Dataset extract:
↓

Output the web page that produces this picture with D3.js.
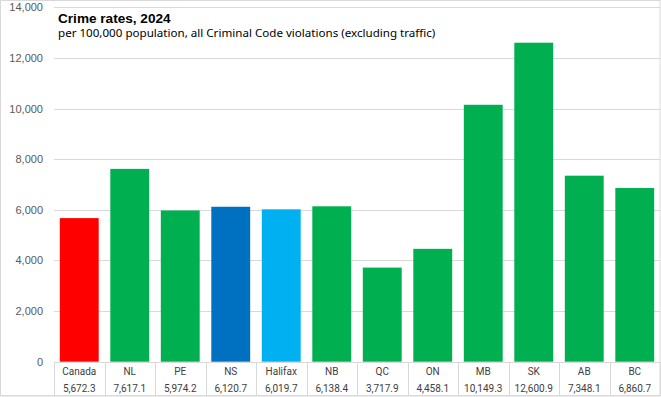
<!DOCTYPE html>
<html><head><meta charset="utf-8">
<script src="https://cdn.jsdelivr.net/npm/d3@7"></script>
<style>html,body{margin:0;padding:0;background:#fff;}svg{display:block;}</style>
</head><body>
<script>
const categories = ["Canada","NL","PE","NS","Halifax","NB","QC","ON","MB","SK","AB","BC"];
const values = [5672.3,7617.1,5974.2,6120.7,6019.7,6138.4,3717.9,4458.1,10149.3,12600.9,7348.1,6860.7];
const valueLabels = ["5,672.3","7,617.1","5,974.2","6,120.7","6,019.7","6,138.4","3,717.9","4,458.1","10,149.3","12,600.9","7,348.1","6,860.7"];
const barColors = ["#FF0000","#00B050","#00B050","#0070C0","#00B0F0","#00B050","#00B050","#00B050","#00B050","#00B050","#00B050","#00B050"];
const yTicks = [0,2000,4000,6000,8000,10000,12000,14000];
const title = "Crime rates, 2024";
const subtitle = "per 100,000 population, all Criminal Code violations (excluding traffic)";

const W = 661, H = 397;
const plotLeft = 54, plotRight = 660, plotTop = 7.3, plotBottom = 361.7;
const svg = d3.select("body").append("svg").attr("width", W).attr("height", H);

// frame
svg.append("rect").attr("x",0.5).attr("y",0.5).attr("width",W-1.5).attr("height",H-1.5)
  .attr("fill","#fff").attr("stroke","#d9d9d9").attr("stroke-width",1);

const x = d3.scaleBand().domain(categories).range([plotLeft, plotRight]).paddingInner(0.23).paddingOuter(0.115);
const xCell = d3.scaleBand().domain(categories).range([plotLeft, plotRight]);
const y = d3.scaleLinear().domain([0,14000]).range([plotBottom, plotTop]);

// gridlines
svg.append("g").selectAll("line").data(yTicks.filter(d=>d>0)).join("line")
  .attr("x1", plotLeft).attr("x2", plotRight)
  .attr("y1", d=>Math.round(y(d))+0.5).attr("y2", d=>Math.round(y(d))+0.5)
  .attr("stroke","#d9d9d9").attr("stroke-width",1);

// y-axis labels
const yAxis = d3.axisLeft(y).tickValues(yTicks).tickSize(0).tickPadding(0).tickFormat(d3.format(","));
const ya = svg.append("g").attr("transform","translate(43,0)").call(yAxis);
ya.select(".domain").remove();
ya.selectAll("text").attr("font-family","'Liberation Sans', Arial, sans-serif").attr("font-size","11px").attr("fill","#595959");

// bars
svg.append("g").selectAll("rect").data(categories).join("rect")
  .attr("x", d=>x(d)).attr("width", x.bandwidth())
  .attr("y", (d,i)=>y(values[i])).attr("height", (d,i)=>y(0)-y(values[i]))
  .attr("fill", (d,i)=>barColors[i]);

// data table
const tableTop = Math.round(y(0))+0.5, tableBottom = 395.5;
svg.append("line").attr("x1",plotLeft).attr("x2",plotRight).attr("y1",tableTop).attr("y2",tableTop)
  .attr("stroke","#d9d9d9");
svg.append("line").attr("x1",0).attr("x2",plotRight).attr("y1",tableBottom).attr("y2",tableBottom)
  .attr("stroke","#d9d9d9");
const bounds = categories.map(c=>xCell(c)).concat([plotRight]);
svg.append("g").selectAll("line").data(bounds).join("line")
  .attr("x1", d=>Math.round(d)+0.5).attr("x2", d=>Math.round(d)+0.5)
  .attr("y1", tableTop).attr("y2", tableBottom)
  .attr("stroke","#d9d9d9");
const tg = svg.append("g").attr("font-family","Roboto, 'Liberation Sans', sans-serif").attr("font-size","10px").attr("fill","#404040").attr("text-anchor","middle");
tg.selectAll("text.cat").data(categories).join("text").attr("class","cat")
  .attr("x", d=>xCell(d)+xCell.bandwidth()/2).attr("y", 375).text(d=>d);
tg.selectAll("text.val").data(valueLabels).join("text").attr("class","val")
  .attr("x", (d,i)=>xCell(categories[i])+xCell.bandwidth()/2).attr("y", 391.5).text(d=>d);

// title
svg.append("text").attr("x",58).attr("y",22.5).attr("font-family","'Liberation Sans', Arial, sans-serif")
  .attr("font-weight","bold").attr("font-size","13.6px").attr("fill","#000").text(title);
svg.append("text").attr("x",58).attr("y",37).attr("font-family","'Noto Sans', sans-serif")
  .attr("font-size","11.6px").attr("fill","#000").text(subtitle);
</script>
</body></html>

↑

What is expected: Take the listing and print it again exactly, but without any pictures.

Reply:
Output the web page that produces this picture with D3.js.
<!DOCTYPE html>
<html><head><meta charset="utf-8">
<script src="https://cdn.jsdelivr.net/npm/d3@7"></script>
<style>html,body{margin:0;padding:0;background:#fff;}svg{display:block;}</style>
</head><body>
<script>
const categories = ["Canada","NL","PE","NS","Halifax","NB","QC","ON","MB","SK","AB","BC"];
const values = [5672.3,7617.1,5974.2,6120.7,6019.7,6138.4,3717.9,4458.1,10149.3,12600.9,7348.1,6860.7];
const valueLabels = ["5,672.3","7,617.1","5,974.2","6,120.7","6,019.7","6,138.4","3,717.9","4,458.1","10,149.3","12,600.9","7,348.1","6,860.7"];
const barColors = ["#FF0000","#00B050","#00B050","#0070C0","#00B0F0","#00B050","#00B050","#00B050","#00B050","#00B050","#00B050","#00B050"];
const yTicks = [0,2000,4000,6000,8000,10000,12000,14000];
const title = "Crime rates, 2024";
const subtitle = "per 100,000 population, all Criminal Code violations (excluding traffic)";

const W = 661, H = 397;
const plotLeft = 54, plotRight = 660, plotTop = 7.3, plotBottom = 361.7;
const svg = d3.select("body").append("svg").attr("width", W).attr("height", H);

// frame
svg.append("rect").attr("x",0.5).attr("y",0.5).attr("width",W-1.5).attr("height",H-1.5)
  .attr("fill","#fff").attr("stroke","#d9d9d9").attr("stroke-width",1);

const x = d3.scaleBand().domain(categories).range([plotLeft, plotRight]).paddingInner(0.23).paddingOuter(0.115);
const xCell = d3.scaleBand().domain(categories).range([plotLeft, plotRight]);
const y = d3.scaleLinear().domain([0,14000]).range([plotBottom, plotTop]);

// gridlines
svg.append("g").selectAll("line").data(yTicks.filter(d=>d>0)).join("line")
  .attr("x1", plotLeft).attr("x2", plotRight)
  .attr("y1", d=>Math.round(y(d))+0.5).attr("y2", d=>Math.round(y(d))+0.5)
  .attr("stroke","#d9d9d9").attr("stroke-width",1);

// y-axis labels
const yAxis = d3.axisLeft(y).tickValues(yTicks).tickSize(0).tickPadding(0).tickFormat(d3.format(","));
const ya = svg.append("g").attr("transform","translate(43,0)").call(yAxis);
ya.select(".domain").remove();
ya.selectAll("text").attr("font-family","'Liberation Sans', Arial, sans-serif").attr("font-size","11px").attr("fill","#595959");

// bars
svg.append("g").selectAll("rect").data(categories).join("rect")
  .attr("x", d=>x(d)).attr("width", x.bandwidth())
  .attr("y", (d,i)=>y(values[i])).attr("height", (d,i)=>y(0)-y(values[i]))
  .attr("fill", (d,i)=>barColors[i]);

// data table
const tableTop = Math.round(y(0))+0.5, tableBottom = 395.5;
svg.append("line").attr("x1",plotLeft).attr("x2",plotRight).attr("y1",tableTop).attr("y2",tableTop)
  .attr("stroke","#d9d9d9");
svg.append("line").attr("x1",0).attr("x2",plotRight).attr("y1",tableBottom).attr("y2",tableBottom)
  .attr("stroke","#d9d9d9");
const bounds = categories.map(c=>xCell(c)).concat([plotRight]);
svg.append("g").selectAll("line").data(bounds).join("line")
  .attr("x1", d=>Math.round(d)+0.5).attr("x2", d=>Math.round(d)+0.5)
  .attr("y1", tableTop).attr("y2", tableBottom)
  .attr("stroke","#d9d9d9");
const tg = svg.append("g").attr("font-family","Roboto, 'Liberation Sans', sans-serif").attr("font-size","10px").attr("fill","#404040").attr("text-anchor","middle");
tg.selectAll("text.cat").data(categories).join("text").attr("class","cat")
  .attr("x", d=>xCell(d)+xCell.bandwidth()/2).attr("y", 375).text(d=>d);
tg.selectAll("text.val").data(valueLabels).join("text").attr("class","val")
  .attr("x", (d,i)=>xCell(categories[i])+xCell.bandwidth()/2).attr("y", 391.5).text(d=>d);

// title
svg.append("text").attr("x",58).attr("y",22.5).attr("font-family","'Liberation Sans', Arial, sans-serif")
  .attr("font-weight","bold").attr("font-size","13.6px").attr("fill","#000").text(title);
svg.append("text").attr("x",58).attr("y",37).attr("font-family","'Noto Sans', sans-serif")
  .attr("font-size","11.6px").attr("fill","#000").text(subtitle);
</script>
</body></html>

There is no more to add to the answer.